The book was also featured on the main Ancient Origins page under ‘Suggested Books’.

The Biographers’ Club, to which I have belonged since my first biography (of Henry Jermyn) came out, invited me to give a talk about writing In Search of Aeneas in particular, and writing biographies of semi or wholly mythological characters, such as Aeneas’s mythological great grandson Brutus of Troy. The talk was delivered, via Zoom, at 6.15 pm on Wednesday 10 January 2024. The technology all worked and I was able to show pictures to illustrate the talk. The talk concluded with some very interesting and perceptive questions from some of my fellow biographers, and the excellent Petros Koutoupis, all the way from Chicago.
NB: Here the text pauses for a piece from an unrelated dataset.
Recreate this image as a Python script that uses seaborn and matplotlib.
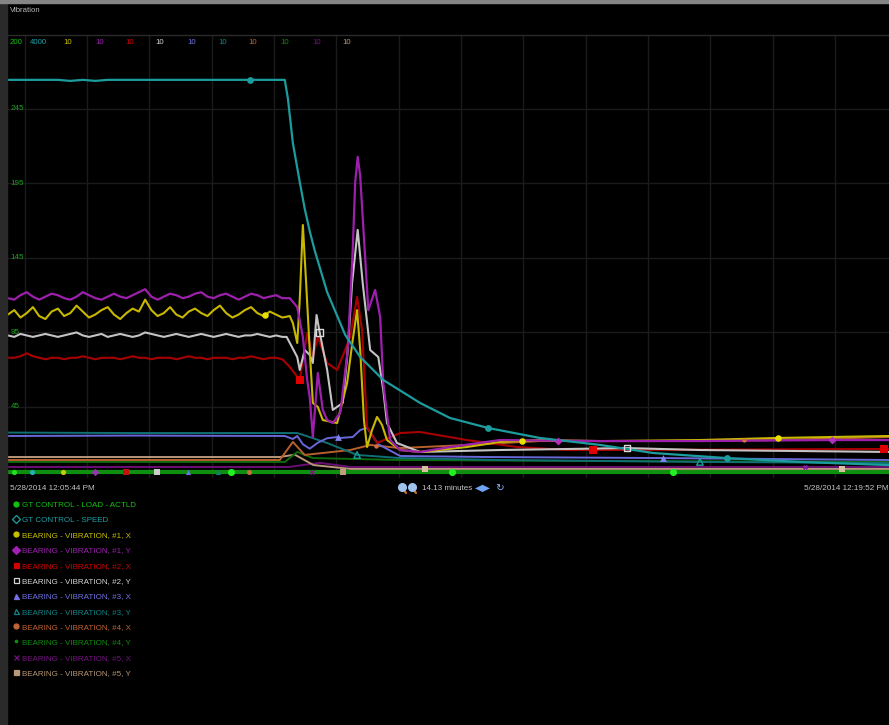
import numpy as np
import pandas as pd
import matplotlib
matplotlib.use("Agg")
import matplotlib.pyplot as plt
from matplotlib.lines import Line2D
from matplotlib.patches import Rectangle
import seaborn as sns

# ---------------- data (time in minutes from 12:05:44 PM, values in left-axis units) -------------
t_early = [0.0, 0.1, 0.2, 0.3, 0.4, 0.5, 0.6, 0.7, 0.8, 0.9, 1.0, 1.1, 1.2, 1.3, 1.4,
           1.5, 1.6, 1.7, 1.8, 1.9, 2.0, 2.1, 2.2, 2.3, 2.4, 2.5, 2.6, 2.7, 2.8, 2.9,
           3.0, 3.1, 3.2, 3.3, 3.4, 3.5, 3.6, 3.7, 3.8, 3.9, 4.0, 4.1, 4.2, 4.3, 4.4]

v_mag_early = [118, 117, 120, 122, 119, 117, 119, 121, 120, 118, 117, 119, 122, 120, 118,
               117, 119, 121, 119, 118, 120, 122, 124, 119, 117, 119, 121, 120, 118, 119,
               121, 122, 119, 118, 120, 121, 119, 117, 119, 121, 120, 118, 119, 120, 118]
v_yel_early = [107, 110, 105, 108, 112, 106, 104, 109, 111, 106, 108, 113, 109, 105, 107,
               110, 112, 107, 104, 108, 111, 109, 117, 110, 106, 108, 112, 107, 105, 109,
               111, 108, 106, 110, 113, 108, 105, 107, 110, 112, 108, 106, 109, 107, 105]
v_wht_early = [93, 92, 94, 93, 92, 93, 94, 93, 92, 93, 94, 95, 93, 92, 93,
               94, 92, 93, 94, 93, 92, 93, 95, 94, 93, 92, 93, 94, 93, 92,
               93, 94, 93, 92, 93, 94, 93, 92, 93, 93, 94, 93, 92, 93, 92]
v_red_early = [78, 78, 79, 81, 79, 78, 77, 78, 78, 77, 78, 78, 79, 78, 77,
               78, 78, 78, 77, 78, 79, 78, 78, 77, 78, 78, 78, 77, 78, 79,
               78, 78, 77, 78, 78, 78, 77, 78, 78, 79, 78, 77, 78, 78, 77]

t_mag_late = [4.52, 4.64, 4.73, 4.80, 4.84, 4.89, 4.97, 5.05, 5.12, 5.21, 5.33, 5.45, 5.53, 5.57,
              5.61, 5.65, 5.69, 5.78, 5.89, 5.97, 6.02, 6.13, 6.29, 6.61, 7.09, 7.89, 9.50, 11.10,
              13.22, 14.13]
v_mag_late = [118, 112, 92, 63, 51.7, 24.8, 67.8, 43, 36.2, 34.2, 41, 83.2, 150.3, 196,
              212.8, 200, 172.5, 110, 123.5, 105.4, 61, 22.8, 16.1, 14.8, 18.1, 22.8, 22.1, 22.1,
              22.8, 22.8]

t_yel_late = [4.52, 4.57, 4.64, 4.68, 4.73, 4.78, 4.84, 4.89, 4.97, 5.05, 5.28, 5.44, 5.53, 5.60,
              5.65, 5.71, 5.76, 5.84, 5.92, 6.00, 6.08, 6.29, 6.61, 7.36, 7.89, 8.53, 9.50, 11.10,
              12.35, 14.13]
v_yel_late = [106, 101.3, 87.9, 116.8, 167.1, 130.2, 83.2, 47.7, 45, 36.2, 34.2, 61.1, 90, 110,
              83.2, 36.2, 18.1, 29.5, 38.3, 32.9, 22.8, 16.1, 14.8, 18.1, 21.5, 22.8, 22.1, 22.8,
              24.2, 25.5]

t_wht_late = [4.47, 4.64, 4.68, 4.76, 4.84, 4.89, 4.95, 5.00, 5.12, 5.21, 5.37, 5.45, 5.52, 5.61,
              5.69, 5.81, 5.94, 6.02, 6.08, 6.24, 6.61, 7.89, 9.93, 11.10, 14.13]
v_wht_late = [92, 78.5, 69.8, 83.2, 79.9, 74.5, 106.7, 95, 69.8, 43, 47.7, 83.2, 128.2, 163.8,
              128.2, 83.2, 78.5, 56.4, 34.2, 20.8, 14.8, 16.1, 17.4, 16.1, 14.8]

t_red_late = [4.52, 4.68, 4.80, 4.89, 4.97, 5.12, 5.28, 5.49, 5.60, 5.68, 5.76, 5.92, 6.29, 6.61,
              7.36, 8.17, 8.97, 9.38, 14.13]
v_red_late = [71.8, 63.1, 94.6, 78.5, 91.9, 74.5, 69.8, 91.9, 118.8, 96.6, 31.5, 20.8, 27.5, 28.2,
              22.8, 18.1, 16.1, 16.1, 16.8]

t_speed = [0, 0.8, 1.0, 1.2, 1.4, 1.6, 4.44, 4.49, 4.57, 4.68, 4.76, 4.84, 4.92, 5.12, 5.41, 5.65,
           6.02, 6.61, 7.09, 7.70, 8.53, 9.50, 10.35, 11.53, 12.71, 14.13]
v_speed = [264.5, 264.5, 263.8, 264.5, 263.8, 264.5, 264.5, 252, 222, 196, 178, 163, 150, 122,
           93.3, 78.5, 63.1, 47.7, 37.6, 30.9, 24.2, 19.5, 14.1, 10.7, 8.1, 6.0]

t_blue = [0, 2.0, 4.44, 4.57, 4.64, 4.73, 4.84, 4.97, 5.12, 5.28, 5.33, 5.53, 5.65, 5.76, 5.94,
          6.29, 7.70, 10.51, 14.13]
v_blue = [25.5, 25.8, 25.5, 23.5, 25.5, 20, 17, 21, 24, 24.8, 24.2, 24.8, 29.5, 31, 20,
          12.1, 11.4, 10.7, 9.4]

t_teal = [0, 2.0, 4.52, 4.64, 4.84, 5.12, 5.60, 6.29, 7.89, 11.10, 14.13]
v_teal = [27.8, 27.5, 27.5, 27.5, 24.8, 20.8, 12.8, 10.7, 9.4, 8.1, 7.4]

t_orange = [0, 4.36, 4.57, 4.76, 5.49, 5.81, 6.29, 7.36, 8.53, 10.35, 12.35, 14.13]
v_orange = [9.4, 9.4, 21.5, 12.8, 16.1, 19.5, 17.4, 19.5, 22.1, 22.1, 22.8, 24.8]

t_dgreen = [0, 4.44, 4.64, 4.89, 6.29, 9.50, 14.13]
v_dgreen = [8.1, 8.1, 14.8, 10.7, 9.4, 8.7, 8.1]

t_purple = [0, 4.5, 5.0, 5.5, 14.13]
v_purple = [4.7, 4.7, 7.5, 4.7, 4.7]

t_tan = [0, 4.36, 4.6, 4.9, 5.5, 14.13]
v_tan = [11.4, 11.4, 13, 6, 3.4, 3.4]

t_load = [0, 14.13]
v_load = [1.3, 1.3]

series_names = ["GT CONTROL - LOAD - ACTLD", "GT CONTROL - SPEED",
                "BEARING - VIBRATION, #1, X", "BEARING - VIBRATION, #1, Y",
                "BEARING - VIBRATION, #2, X", "BEARING - VIBRATION, #2, Y",
                "BEARING - VIBRATION, #3, X", "BEARING - VIBRATION, #3, Y",
                "BEARING - VIBRATION, #4, X", "BEARING - VIBRATION, #4, Y",
                "BEARING - VIBRATION, #5, X", "BEARING - VIBRATION, #5, Y"]
scale_labels = ["200", "4000", "10", "10", "10", "10", "10", "10", "10", "10", "10", "10"]
ytick_vals = [45, 95, 145, 195, 245]
ytick_labels = ["45", "95", "145", "195", "245"]
minute_marks = [0.267 + k for k in range(14)]
# marker times for each series
mk_load = [3.58, 7.12, 10.67]
mk_speed = [3.88, 7.70, 11.53]
mk_yel = [4.12, 8.25, 12.35]
mk_mag = [8.83, 13.22]
mk_red = [4.68, 9.38, 14.06]
mk_wht = [5.00, 9.93]
mk_blue = [5.29, 10.51]
mk_teal = [5.60, 11.10]
mk_orange = [5.90, 11.80]
mk_purple = [12.78]
mk_tan = [6.69, 13.38]
band_times = [0.10, 0.38, 0.88, 1.40, 1.89, 2.39, 2.89, 3.37, 3.87, 4.38, 4.88, 5.37]
start_label = "5/28/2014 12:05:44 PM"
end_label = "5/28/2014 12:19:52 PM"
span_label = "14.13 minutes"

# ---------------- styling ----------------
sns.set_theme(style="dark")
plt.rcParams['font.family'] = ['Liberation Sans', 'DejaVu Sans']

W, H = 889, 725
fig = plt.figure(figsize=(W / 100, H / 100), dpi=100, facecolor='black')

def fx(px):
    return px / W

def fy(py):
    return 1 - py / H

ax = fig.add_axes([fx(8), fy(478), fx(881), (478 - 35) / H])
ax.set_facecolor('black')
ax.set_xlim(0, 14.133)
ax.set_ylim(-2.68, 294.6)

colors = {
    'load': '#0f8f0f', 'speed': '#1c9c9e', 'yel': '#c8b800', 'mag': '#9c20ac',
    'red': '#a80000', 'wht': '#c4c4c4', 'blue': '#6868d8', 'teal': '#0f6f72',
    'orange': '#b8602c', 'dgreen': '#0d6a0d', 'purple': '#6a1074', 'tan': '#b8987a'}
legend_colors = ['#12c012', '#1fa0a6', '#c8c000', '#a020b4', '#d00000', '#d4d4d4',
                 '#7272e6', '#108488', '#c06434', '#0f8a0f', '#761282', '#b89878']

# grid
ax.set_xticks(minute_marks)
ax.set_yticks(ytick_vals)
ax.grid(True, color='#1b1b1b', lw=1.0)
ax.tick_params(labelleft=False, labelbottom=False, length=0)
for s in ['left', 'right', 'bottom']:
    ax.spines[s].set_visible(False)
ax.spines['top'].set_color('#2a2a2a')
ax.spines['top'].set_linewidth(1.0)

def line(t, v, c, lw=1.5, z=2):
    df = pd.DataFrame({'t': t, 'v': v})
    sns.lineplot(data=df, x='t', y='v', ax=ax, color=c, lw=lw, estimator=None,
                 sort=False, zorder=z, legend=False)

def marks(tmk, t, v, c, m, s=22, open_=False, z=4):
    yv = np.interp(tmk, t, v)
    df = pd.DataFrame({'t': tmk, 'v': yv})
    if open_:
        sns.scatterplot(data=df, x='t', y='v', ax=ax, marker=m, s=s, facecolors='none',
                        edgecolor=c, linewidth=1.0, zorder=z, legend=False)
    else:
        sns.scatterplot(data=df, x='t', y='v', ax=ax, marker=m, s=s, color=c,
                        linewidth=0, zorder=z, legend=False)

t_mag = t_early + t_mag_late
v_mag = v_mag_early + v_mag_late
t_yel = t_early + t_yel_late
v_yel = v_yel_early + v_yel_late
t_wht = t_early + t_wht_late
v_wht = v_wht_early + v_wht_late
t_red = t_early + t_red_late
v_red = v_red_early + v_red_late

line(t_load, v_load, colors['load'], lw=3.0, z=2)
line(t_purple, v_purple, colors['purple'], lw=1.4)
line(t_tan, v_tan, colors['tan'], lw=1.4)
line(t_dgreen, v_dgreen, colors['dgreen'], lw=1.4)
line(t_orange, v_orange, colors['orange'], lw=1.4)
line(t_teal, v_teal, colors['teal'], lw=1.4)
line(t_blue, v_blue, colors['blue'], lw=1.4)
line(t_red, v_red, colors['red'], lw=1.5)
line(t_wht, v_wht, colors['wht'], lw=1.5)
line(t_yel, v_yel, colors['yel'], lw=1.5)
line(t_mag, v_mag, colors['mag'], lw=1.6)
line(t_speed, v_speed, colors['speed'], lw=1.6)

marks(mk_load, t_load, v_load, '#22f022', 'o', s=26)
marks(mk_speed, t_speed, v_speed, colors['speed'], 'o', s=24)
marks(mk_yel, t_yel, v_yel, '#e8e000', 'o', s=22)
marks(mk_mag, t_mag, v_mag, '#b030c0', 'D', s=16)
marks(mk_red, t_red, v_red, '#e00000', 's', s=26)
marks(mk_wht, t_wht, v_wht, '#dddddd', 's', s=22, open_=True)
marks(mk_blue, t_blue, v_blue, '#8080f0', '^', s=24)
marks(mk_teal, t_teal, v_teal, '#1a9a9a', '^', s=22, open_=True)
marks(mk_orange, t_orange, v_orange, '#d07040', 'o', s=10)
marks(mk_purple, t_purple, v_purple, '#8a20a0', 'X', s=14)
marks(mk_tan, t_tan, v_tan, '#d8c0a0', 's', s=14)

band_colors = ['#22e022', '#22b0b0', '#d0c800', '#a030b8', '#c01010', '#cccccc',
               '#7070e0', '#138080', '#c07038', '#108c10', '#80188c', '#c0a080']
band_markers = ['o', 'o', 'o', 'D', 's', 's', '^', '^', 'o', '.', 'X', 's']
for bt, bc, bm in zip(band_times, band_colors, band_markers):
    sns.scatterplot(x=[bt], y=[v_load[0]], ax=ax, marker=bm, s=14, color=bc,
                    linewidth=0, zorder=5, legend=False)

# y tick labels inside the plot
for yv, yl in zip(ytick_vals, ytick_labels):
    ax.text(0.04, yv, yl, color='#1aa01a', fontsize=5.8, va='center', ha='left', zorder=6)

# scale header row
header_px = [10, 30, 63, 95, 125, 155, 187, 218, 248, 280, 312, 342]
for px, lab, c in zip(header_px, scale_labels, legend_colors):
    fig.text(fx(px), fy(42.5), lab, color=c, fontsize=5.6, va='center', ha='left')

# frame decorations
fig.patches.append(Rectangle((0, 0), fx(7), 1, transform=fig.transFigure,
                             color='#2a2a2a', zorder=0))
fig.patches.append(Rectangle((0, fy(3)), 1, 3 / H, transform=fig.transFigure,
                             color='#858585', zorder=0))
fig.text(fx(10), fy(11), "Vibration", color='#b8b8b8', fontsize=5.6, va='center', ha='left')

# time labels
fig.text(fx(10), fy(488), start_label, color='#c4c4c4', fontsize=5.9, va='center', ha='left')
fig.text(fx(889), fy(488), end_label, color='#c4c4c4', fontsize=5.9, va='center', ha='right')
fig.text(fx(422), fy(488), span_label, color='#c4c4c4', fontsize=5.8, va='center', ha='left')
for cx in [402, 412]:
    fig.add_artist(Line2D([fx(cx + 1), fx(cx + 4)], [fy(489), fy(493)], color='#d07020',
                          lw=1.6, transform=fig.transFigure))
    fig.add_artist(Line2D([fx(cx)], [fy(486.5)], marker='o', ms=5.5, color='#9ec4ee',
                          transform=fig.transFigure))
fig.text(fx(475), fy(488), "\u25C0\u25B6", color='#6fa4f4', fontsize=7.5, va='center',
         ha='left', family=['DejaVu Sans'])
fig.text(fx(495), fy(488), "\u21BB", color='#8ab4f4', fontsize=7.5, va='center',
         ha='left', family=['DejaVu Sans'])

# legend
leg_markers = ['o', 'D', 'o', 'D', 's', 's', '^', '^', 'o', '.', 'x', 's']
leg_fill = [True, False, True, True, True, False, True, False, True, True, True, True]
handles = []
for m, c, f in zip(leg_markers, legend_colors, leg_fill):
    handles.append(Line2D([], [], linestyle='none', marker=m, markersize=3.6,
                          markerfacecolor=c if f else 'none', markeredgecolor=c,
                          markeredgewidth=0.9))
fig.legend(handles, series_names, loc='upper left', bbox_to_anchor=(fx(13), fy(501)),
           frameon=False, labelcolor=legend_colors, prop={'family': 'Liberation Sans', 'size': 5.8},
           handlelength=0.7, handletextpad=0.45, labelspacing=0.95, borderpad=0,
           borderaxespad=0)

fig.savefig("out.png", dpi=100, facecolor='black')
Thank you to everyone, including the wonderful biographer and reviewer Gillian Tindall, who attended.

On 3 March 2024 I was interviewed by Petros Koutoupis for his wonderful Digging Up The Past website. He was kind en0ugh to say “I enjoyed this book immensely. It’s in my top list of books. It’s extremely well researched and – and I say this in a good way – almost too researched. There’s a lot of information here”‘, and “I appreciated this book… It’s become the authoritative story of Aeneas… You share how the story of Aeneas evolved from the time of Homer to the time of the Caesars and beyond that… one of the things I enjoyed about this book – one of the many things – is that you yourself visited a lot of these sites… I found a bit of influence of D.H. Lawrence in your writing”.

Digging up the Past also invited me to write an article for their website, so I wrote and they published “In the Footsteps of Aeneas – To Etruria“,  March 2024.

In March 2024 I was invited to write a short piece on In Search of Aeneas for The Classics Library, Steve Jenkins’ superb resource hub for Classics teachers and teachers-to-be.

I will be giving further talks about Aeneas, including one on Aeneas and the Low Ham Roman Villa mosaic, at the Museum of Somerset on 14 June 2024 – more details to follow.